Work to be completed: Reproduce all the lines below exactly and omit the images.

-- -- --

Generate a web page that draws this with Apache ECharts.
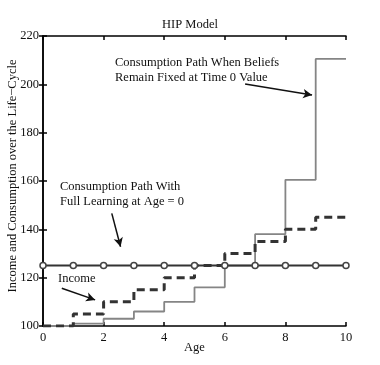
<!DOCTYPE html>
<html><head><meta charset="utf-8">
<script src="https://cdn.jsdelivr.net/npm/echarts@6/dist/echarts.min.js"></script>
<style>html,body{margin:0;padding:0;background:#fff}#c{width:380px;height:365px}</style>
</head><body><div id="c"></div>
<script>
var ages = [0,1,2,3,4,5,6,7,8,9,10];
var consumptionFixed = [100,101,103,106,110,116,125,138,160.5,210.5,210.5];
var income = [100,105,110,115,120,125,130,135,140,145,145];
var fullLearning = [125,125,125,125,125,125,125,125,125,125,125];
var xTicks = [0,2,4,6,8,10];
var yTicks = [100,120,140,160,180,200,220];

function pairs(v){ return ages.map(function(a,i){ return [a, v[i]]; }); }
var F = 'Liberation Serif';
var chart = echarts.init(document.getElementById('c'));
var axisCommon = {
  axisLine:{show:true,lineStyle:{color:'#000',width:1.5}},
  axisTick:{show:true,inside:true,length:4,lineStyle:{color:'#000',width:1.5}},
  splitLine:{show:false}
};
chart.setOption({
  animation:false,
  backgroundColor:'#fff',
  title:{text:'HIP Model',left:'center',top:13,textStyle:{fontFamily:F,fontSize:12.5,fontWeight:'normal',color:'#111'}},
  grid:{left:43,right:34,top:36,bottom:39,containLabel:false,outerBoundsMode:'none'},
  xAxis:[
    Object.assign({type:'value',min:0,max:10,interval:2,name:'Age',nameLocation:'middle',nameGap:15,nameMoveOverlap:false,
      nameTextStyle:{fontFamily:F,fontSize:12.5,color:'#111'},
      axisLabel:{fontFamily:F,fontSize:12.5,color:'#111',margin:5}},axisCommon),
    Object.assign({type:'value',min:0,max:10,interval:2,position:'top',axisLabel:{show:false}},axisCommon)
  ],
  yAxis:[
    Object.assign({type:'value',min:100,max:220,interval:20,name:'Income and Consumption over the Life\u2212Cycle',
      nameLocation:'middle',nameGap:24,nameMoveOverlap:false,nameTextStyle:{fontFamily:F,fontSize:12.5,color:'#111',padding:[0,0,0,10]},
      axisLabel:{fontFamily:F,fontSize:12.5,color:'#111',margin:4}},axisCommon),
    Object.assign({type:'value',min:100,max:220,interval:20,position:'right',axisLabel:{show:false}},axisCommon)
  ],
  series:[
    {type:'line',step:'end',data:pairs(consumptionFixed),symbol:'none',lineStyle:{color:'#858585',width:1.8},z:2,
     markLine:{silent:true,symbol:['none','arrow'],symbolSize:[7,9],label:{show:false},lineStyle:{color:'#111',width:1.5,type:'solid'},
       data:[
        [{coord:[6.67,200.1]},{coord:[8.88,195.6]}],
        [{coord:[2.27,146.6]},{coord:[2.56,132.8]}],
        [{coord:[0.62,115.6]},{coord:[1.72,110.8]}]
       ]}},
    {type:'line',step:'end',data:pairs(income),symbol:'none',lineStyle:{color:'#333',width:3,type:[8,5]},z:3},
    {type:'line',data:pairs(fullLearning),symbol:'circle',symbolSize:6,showSymbol:true,
     itemStyle:{color:'#fff',borderColor:'#444',borderWidth:1.5},lineStyle:{color:'#333',width:2},z:4}
  ],
  graphic:[
    {type:'text',left:115,top:55,style:{text:'Consumption Path When Beliefs\nRemain Fixed at Time 0 Value',font:'12.5px "Liberation Serif"',fill:'#111',lineHeight:15}},
    {type:'text',left:60,top:179,style:{text:'Consumption Path With\nFull Learning at Age = 0',font:'12.5px "Liberation Serif"',fill:'#111',lineHeight:15}},
    {type:'text',left:58,top:272,style:{text:'Income',font:'12.5px "Liberation Serif"',fill:'#111'}}
  ]
});
</script></body></html>
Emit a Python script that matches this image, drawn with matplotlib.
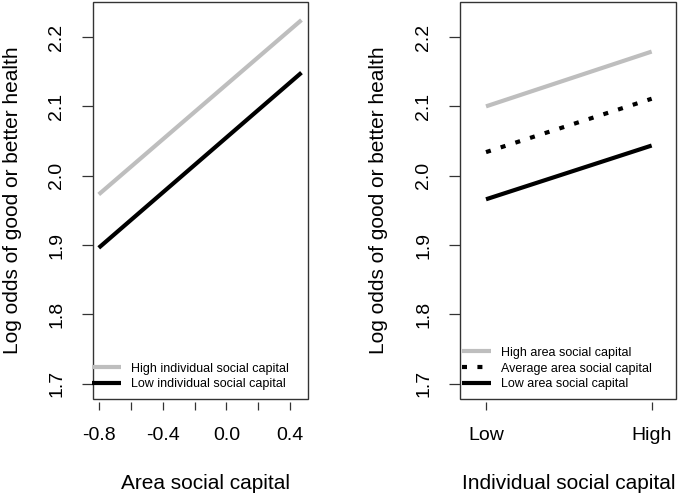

-- -- --

Result of the exercise:
Generate a web page that draws this with Apache ECharts.
<!DOCTYPE html>
<html><head><meta charset="utf-8">
<script src="https://cdn.jsdelivr.net/npm/echarts@6/dist/echarts.min.js"></script>
<style>html,body{margin:0;padding:0;background:#fff}#c{width:380px;height:365px}</style>
</head><body><div id="c"></div>
<script>
var ages = [0,1,2,3,4,5,6,7,8,9,10];
var consumptionFixed = [100,101,103,106,110,116,125,138,160.5,210.5,210.5];
var income = [100,105,110,115,120,125,130,135,140,145,145];
var fullLearning = [125,125,125,125,125,125,125,125,125,125,125];
var xTicks = [0,2,4,6,8,10];
var yTicks = [100,120,140,160,180,200,220];

function pairs(v){ return ages.map(function(a,i){ return [a, v[i]]; }); }
var F = 'Liberation Serif';
var chart = echarts.init(document.getElementById('c'));
var axisCommon = {
  axisLine:{show:true,lineStyle:{color:'#000',width:1.5}},
  axisTick:{show:true,inside:true,length:4,lineStyle:{color:'#000',width:1.5}},
  splitLine:{show:false}
};
chart.setOption({
  animation:false,
  backgroundColor:'#fff',
  title:{text:'HIP Model',left:'center',top:13,textStyle:{fontFamily:F,fontSize:12.5,fontWeight:'normal',color:'#111'}},
  grid:{left:43,right:34,top:36,bottom:39,containLabel:false,outerBoundsMode:'none'},
  xAxis:[
    Object.assign({type:'value',min:0,max:10,interval:2,name:'Age',nameLocation:'middle',nameGap:15,nameMoveOverlap:false,
      nameTextStyle:{fontFamily:F,fontSize:12.5,color:'#111'},
      axisLabel:{fontFamily:F,fontSize:12.5,color:'#111',margin:5}},axisCommon),
    Object.assign({type:'value',min:0,max:10,interval:2,position:'top',axisLabel:{show:false}},axisCommon)
  ],
  yAxis:[
    Object.assign({type:'value',min:100,max:220,interval:20,name:'Income and Consumption over the Life\u2212Cycle',
      nameLocation:'middle',nameGap:24,nameMoveOverlap:false,nameTextStyle:{fontFamily:F,fontSize:12.5,color:'#111',padding:[0,0,0,10]},
      axisLabel:{fontFamily:F,fontSize:12.5,color:'#111',margin:4}},axisCommon),
    Object.assign({type:'value',min:100,max:220,interval:20,position:'right',axisLabel:{show:false}},axisCommon)
  ],
  series:[
    {type:'line',step:'end',data:pairs(consumptionFixed),symbol:'none',lineStyle:{color:'#858585',width:1.8},z:2,
     markLine:{silent:true,symbol:['none','arrow'],symbolSize:[7,9],label:{show:false},lineStyle:{color:'#111',width:1.5,type:'solid'},
       data:[
        [{coord:[6.67,200.1]},{coord:[8.88,195.6]}],
        [{coord:[2.27,146.6]},{coord:[2.56,132.8]}],
        [{coord:[0.62,115.6]},{coord:[1.72,110.8]}]
       ]}},
    {type:'line',step:'end',data:pairs(income),symbol:'none',lineStyle:{color:'#333',width:3,type:[8,5]},z:3},
    {type:'line',data:pairs(fullLearning),symbol:'circle',symbolSize:6,showSymbol:true,
     itemStyle:{color:'#fff',borderColor:'#444',borderWidth:1.5},lineStyle:{color:'#333',width:2},z:4}
  ],
  graphic:[
    {type:'text',left:115,top:55,style:{text:'Consumption Path When Beliefs\nRemain Fixed at Time 0 Value',font:'12.5px "Liberation Serif"',fill:'#111',lineHeight:15}},
    {type:'text',left:60,top:179,style:{text:'Consumption Path With\nFull Learning at Age = 0',font:'12.5px "Liberation Serif"',fill:'#111',lineHeight:15}},
    {type:'text',left:58,top:272,style:{text:'Income',font:'12.5px "Liberation Serif"',fill:'#111'}}
  ]
});
</script></body></html>
Emit a Python script that matches this image, drawn with matplotlib.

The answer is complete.